De même, les dispositions de la loi permettent à l'autorité administrative d'interdire à une personne, dans certaines hypothèses, de participer à toute manifestation sur la voie publique sur l'ensemble du territoire national pendant une durée d'un mois.
Par conséquent le Conseil constitutionnel a jugé, au regard de l’article 11 de la DDHC, que « compte tenu de la portée de l'interdiction contestée, des motifs susceptibles de la justifier et des conditions de sa contestation, le législateur a porté au droit d'expression collective des idées et des opinions une atteinte qui n'est pas adaptée, nécessaire et proportionnée ».
A nouveau il sera remarqué, dans la technique contentieuse, que le Conseil constitutionnel opère un contrôle de la justification de l'atteinte portée par une disposition législative à une exigence constitutionnelle (ici l’article 11 de la DDHC) au regard de l'objectif législatif poursuivi.
Cependant, il n’annonce ni ne clarifie l’application précise qu’il opère de deux notions clés du contrôle de proportionnalité : l’adéquation et la disproportion de la loi.
Si l'on peut se réjouir de la décision rendue, le moyen d'inconstitutionnalité est ici livré « en bloc » sans que l’on puisse précisément, à la lecture de la décision, déterminer les motifs précis induisant l'inadaptation et la disproportion de la loi par rapport au droit constitutionnel protégé.
C’est donc, à nouveau, la critique de la motivation des décisions du Conseil qu’il appartient d’opérer, puisque c’est très sûrement la lecture du commentaire autorisé de la juridiction elle-même sur sa propre décision qui permettra de mieux comprendre le raisonnement du juge…
Ainsi, les dossiers documentaires relatifs aux décisions, publiés sur le site internet du Conseil constitutionnel, peuvent être l’illustration d’une doctrine institutionnelle de la juridiction.
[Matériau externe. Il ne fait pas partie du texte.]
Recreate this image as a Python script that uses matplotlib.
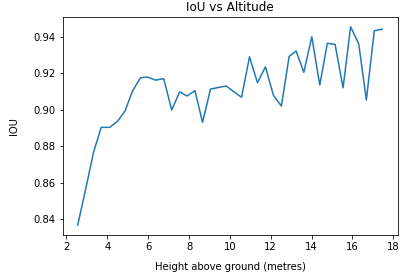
import matplotlib
matplotlib.use("Agg")
import matplotlib.pyplot as plt

# altitude (metres) and mean IoU
heights = [2.55, 2.94, 3.33, 3.70, 4.12, 4.51, 4.87, 5.23, 5.62, 5.97,
           6.36, 6.76, 7.15, 7.54, 7.90, 8.29, 8.66, 9.05, 9.44, 9.82,
           10.20, 10.57, 10.96, 11.35, 11.74, 12.13, 12.52, 12.90, 13.24, 13.62,
           14.01, 14.40, 14.77, 15.15, 15.54, 15.91, 16.31, 16.68, 17.07, 17.46]
iou = [0.8367, 0.8565, 0.8769, 0.8903, 0.8903, 0.8938, 0.8994, 0.9102, 0.9175, 0.9179,
       0.9162, 0.9170, 0.8998, 0.9098, 0.9075, 0.9104, 0.8930, 0.9113, 0.9122, 0.9130,
       0.9098, 0.9068, 0.9290, 0.9148, 0.9235, 0.9079, 0.9020, 0.9292, 0.9322, 0.9205,
       0.9400, 0.9135, 0.9364, 0.9358, 0.9120, 0.9455, 0.9360, 0.9053, 0.9433, 0.9441]

W, H = 408, 279
fig = plt.figure(figsize=(W / 72, H / 72), dpi=72)
# axes box in pixels: left 62.5, right 397.5, top 16.8, bottom 235
ax = fig.add_axes([62.5 / W, 1 - 235 / H, (397.5 - 62.5) / W, (235 - 16.8) / H])

ax.plot(heights, iou, color='#1f77b4', linewidth=1.5)
ax.set_title('IoU vs Altitude')
ax.set_xlabel('Height above ground (metres)', labelpad=10)
ax.set_ylabel('IOU', labelpad=14)
ax.set_xticks(range(2, 19, 2))
ax.set_yticks([0.84, 0.86, 0.88, 0.90, 0.92, 0.94])

fig.savefig('out.png', dpi=72)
Ils contiennent en effet un commentaire de chacune des décisions rendues, commentaire généralement rédigé par le Secrétaire général ou le service juridique de la juridiction. Au Conseil constitutionnel, les rapports des juges n’ont pas vocation à être publiés, ils ne constituent donc pas des références utiles à l’émergence d’une doctrine organique et, à l’instar des autres juridictions françaises, le secret des délibérations ainsi que le devoir de réserve des membres du Conseil constitutionnel prolongent malheureusement le secret entourant le raisonnement du juge constitutionnel.